The jets were doing a routine air-combat training exercise when they apparently collided, Col. Todd Harmer, commander of the 33rd Training Wing said. Both pilots had been with the 33rd Fighter Wing "for quite some time," Harmer said.

After the crash, a Coast Guard rescue jet found the pilot who survived and radioed the location to The Nina, a commercial snapper and grouper fishing boat, which picked him up.

Thomas Niquet, the boat's captain, said he found the man in the middle of an oil slick after the boat passed through crash debris.

"He was able to talk to us, but he was weak. He had his vest on and it was inflated, his parachute was right there by him. He had been there in the water for quite awhile, but he didn't have any injuries," Niquet said.
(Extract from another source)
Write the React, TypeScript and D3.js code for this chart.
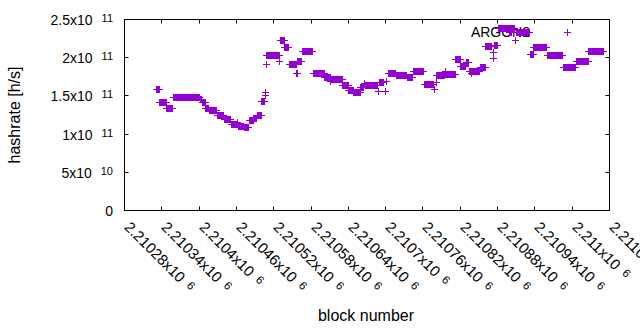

"He wanted some water and we covered him up with a blanket. He was worried a lot about the other pilot."

That pilot told rescuers he saw the other pilot eject but lost him in the clouds. He told them the approximate location for the second pilot, who was found by a Coast Guard helicopter.

The Air Force grounded all of its F-15s -- nearly 700 -- after the catastrophic failure of an F-15C during a routine training flight in November. The pilot safely ejected.

Most were back in service by January, but others were grounded indefinitely after defects were found.

The Air Force began using the F-15C in 1979. The planes, built by McDonnell Douglas Corp., can fly as high as 65,000 feet, and each costs about $30 million, according to the Air Force.